**RECORDS SUPPLIED**.
• • •
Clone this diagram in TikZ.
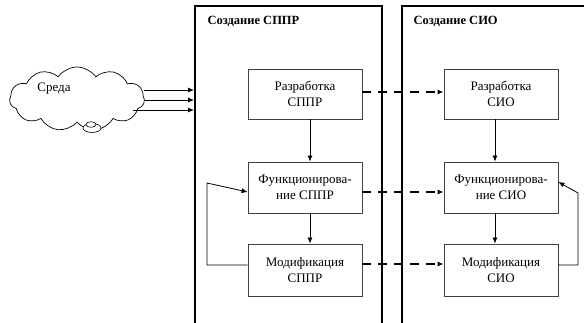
• • •
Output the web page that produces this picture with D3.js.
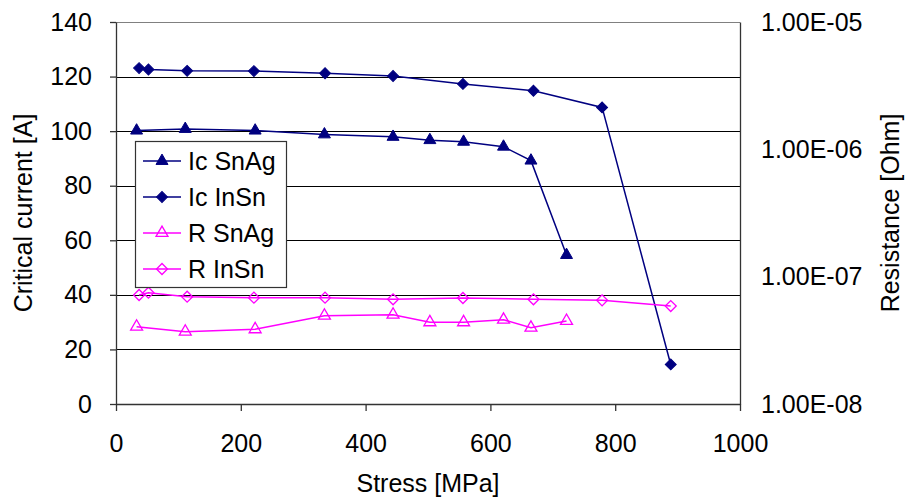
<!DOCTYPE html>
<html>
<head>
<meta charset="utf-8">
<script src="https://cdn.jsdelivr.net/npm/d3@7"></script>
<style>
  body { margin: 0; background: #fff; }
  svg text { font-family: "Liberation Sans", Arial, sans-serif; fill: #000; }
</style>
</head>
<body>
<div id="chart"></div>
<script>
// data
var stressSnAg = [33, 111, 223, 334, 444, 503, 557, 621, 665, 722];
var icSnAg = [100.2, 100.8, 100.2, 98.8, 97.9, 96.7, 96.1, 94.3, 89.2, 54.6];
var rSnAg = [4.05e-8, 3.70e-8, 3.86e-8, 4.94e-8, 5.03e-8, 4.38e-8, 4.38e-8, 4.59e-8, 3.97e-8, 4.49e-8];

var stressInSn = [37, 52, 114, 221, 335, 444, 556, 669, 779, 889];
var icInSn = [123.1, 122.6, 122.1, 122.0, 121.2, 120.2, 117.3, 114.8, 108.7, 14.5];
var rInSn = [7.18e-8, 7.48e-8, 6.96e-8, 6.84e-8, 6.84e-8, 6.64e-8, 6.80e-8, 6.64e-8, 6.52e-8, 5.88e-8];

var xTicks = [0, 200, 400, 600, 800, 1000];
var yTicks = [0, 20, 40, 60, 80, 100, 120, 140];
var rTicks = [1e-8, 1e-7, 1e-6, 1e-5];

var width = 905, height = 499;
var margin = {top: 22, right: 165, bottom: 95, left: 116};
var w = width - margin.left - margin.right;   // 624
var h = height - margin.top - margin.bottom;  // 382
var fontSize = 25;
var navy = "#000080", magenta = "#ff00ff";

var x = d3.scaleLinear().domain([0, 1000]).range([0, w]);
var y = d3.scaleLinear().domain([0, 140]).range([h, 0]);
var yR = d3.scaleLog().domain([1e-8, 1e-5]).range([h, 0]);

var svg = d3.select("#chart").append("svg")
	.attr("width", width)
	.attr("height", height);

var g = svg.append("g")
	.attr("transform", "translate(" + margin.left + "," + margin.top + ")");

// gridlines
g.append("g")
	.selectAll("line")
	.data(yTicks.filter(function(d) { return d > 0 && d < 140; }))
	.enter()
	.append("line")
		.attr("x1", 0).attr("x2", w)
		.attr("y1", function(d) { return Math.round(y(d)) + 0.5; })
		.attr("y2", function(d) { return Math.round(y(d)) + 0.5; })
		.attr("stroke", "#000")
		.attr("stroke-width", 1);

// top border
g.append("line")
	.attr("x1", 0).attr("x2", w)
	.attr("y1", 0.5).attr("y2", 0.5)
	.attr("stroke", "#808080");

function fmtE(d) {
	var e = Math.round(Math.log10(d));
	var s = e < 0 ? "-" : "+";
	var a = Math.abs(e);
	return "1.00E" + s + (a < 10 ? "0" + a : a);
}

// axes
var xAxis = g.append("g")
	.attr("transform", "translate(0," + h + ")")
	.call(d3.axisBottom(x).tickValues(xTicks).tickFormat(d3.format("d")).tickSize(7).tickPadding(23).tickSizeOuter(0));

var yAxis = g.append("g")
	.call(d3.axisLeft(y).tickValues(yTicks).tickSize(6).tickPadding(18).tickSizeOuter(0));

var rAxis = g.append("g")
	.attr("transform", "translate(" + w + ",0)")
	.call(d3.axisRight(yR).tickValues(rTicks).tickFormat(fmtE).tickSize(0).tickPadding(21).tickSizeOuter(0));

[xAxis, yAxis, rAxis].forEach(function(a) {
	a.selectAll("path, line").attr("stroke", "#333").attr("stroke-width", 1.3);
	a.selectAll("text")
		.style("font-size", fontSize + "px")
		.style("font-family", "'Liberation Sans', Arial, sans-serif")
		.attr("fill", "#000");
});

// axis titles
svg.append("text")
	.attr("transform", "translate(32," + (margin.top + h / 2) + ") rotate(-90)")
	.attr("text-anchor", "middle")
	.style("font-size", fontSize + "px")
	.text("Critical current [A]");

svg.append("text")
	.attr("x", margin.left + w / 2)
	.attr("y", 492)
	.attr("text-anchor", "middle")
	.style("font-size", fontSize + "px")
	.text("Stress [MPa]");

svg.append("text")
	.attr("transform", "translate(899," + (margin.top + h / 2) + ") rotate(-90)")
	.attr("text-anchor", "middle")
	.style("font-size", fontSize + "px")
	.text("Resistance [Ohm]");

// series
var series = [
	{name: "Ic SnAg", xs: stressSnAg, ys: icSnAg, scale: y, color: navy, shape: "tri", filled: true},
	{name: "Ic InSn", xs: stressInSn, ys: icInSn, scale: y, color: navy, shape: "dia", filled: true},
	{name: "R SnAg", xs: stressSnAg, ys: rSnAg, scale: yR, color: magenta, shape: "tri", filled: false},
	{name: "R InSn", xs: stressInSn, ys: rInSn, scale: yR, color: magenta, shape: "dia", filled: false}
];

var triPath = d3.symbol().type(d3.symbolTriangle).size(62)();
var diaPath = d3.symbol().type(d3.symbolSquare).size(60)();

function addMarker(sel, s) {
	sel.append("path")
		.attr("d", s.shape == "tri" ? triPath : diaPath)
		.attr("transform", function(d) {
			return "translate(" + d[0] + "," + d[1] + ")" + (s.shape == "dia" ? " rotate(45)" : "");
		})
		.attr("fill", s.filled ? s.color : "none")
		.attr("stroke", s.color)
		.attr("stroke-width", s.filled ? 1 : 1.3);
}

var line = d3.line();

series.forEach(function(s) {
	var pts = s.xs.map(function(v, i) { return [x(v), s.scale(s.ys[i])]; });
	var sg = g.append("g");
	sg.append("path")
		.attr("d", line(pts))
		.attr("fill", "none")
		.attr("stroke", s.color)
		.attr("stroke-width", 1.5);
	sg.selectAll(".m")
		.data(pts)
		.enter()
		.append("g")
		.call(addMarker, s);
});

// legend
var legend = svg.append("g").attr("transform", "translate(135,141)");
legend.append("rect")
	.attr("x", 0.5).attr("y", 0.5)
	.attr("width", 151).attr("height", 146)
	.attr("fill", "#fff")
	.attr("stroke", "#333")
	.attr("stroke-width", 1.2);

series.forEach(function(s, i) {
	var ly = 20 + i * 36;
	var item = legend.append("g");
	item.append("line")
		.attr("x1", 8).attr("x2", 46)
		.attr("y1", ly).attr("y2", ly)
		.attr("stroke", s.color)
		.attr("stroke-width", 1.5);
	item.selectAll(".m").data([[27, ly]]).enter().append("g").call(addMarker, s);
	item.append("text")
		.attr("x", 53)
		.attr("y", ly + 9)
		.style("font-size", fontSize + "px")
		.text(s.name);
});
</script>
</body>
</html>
• • •
**STATED EXERCISE**. Return exactly the lines from the one with "Output the web" to the one with "4.59e-8, 3.97e-8, 4.49e-8];", inclusive, and nothing else; skip the pictures.

**RESULT OF THIS EXERCISE**.
Output the web page that produces this picture with D3.js.
<!DOCTYPE html>
<html>
<head>
<meta charset="utf-8">
<script src="https://cdn.jsdelivr.net/npm/d3@7"></script>
<style>
  body { margin: 0; background: #fff; }
  svg text { font-family: "Liberation Sans", Arial, sans-serif; fill: #000; }
</style>
</head>
<body>
<div id="chart"></div>
<script>
// data
var stressSnAg = [33, 111, 223, 334, 444, 503, 557, 621, 665, 722];
var icSnAg = [100.2, 100.8, 100.2, 98.8, 97.9, 96.7, 96.1, 94.3, 89.2, 54.6];
var rSnAg = [4.05e-8, 3.70e-8, 3.86e-8, 4.94e-8, 5.03e-8, 4.38e-8, 4.38e-8, 4.59e-8, 3.97e-8, 4.49e-8];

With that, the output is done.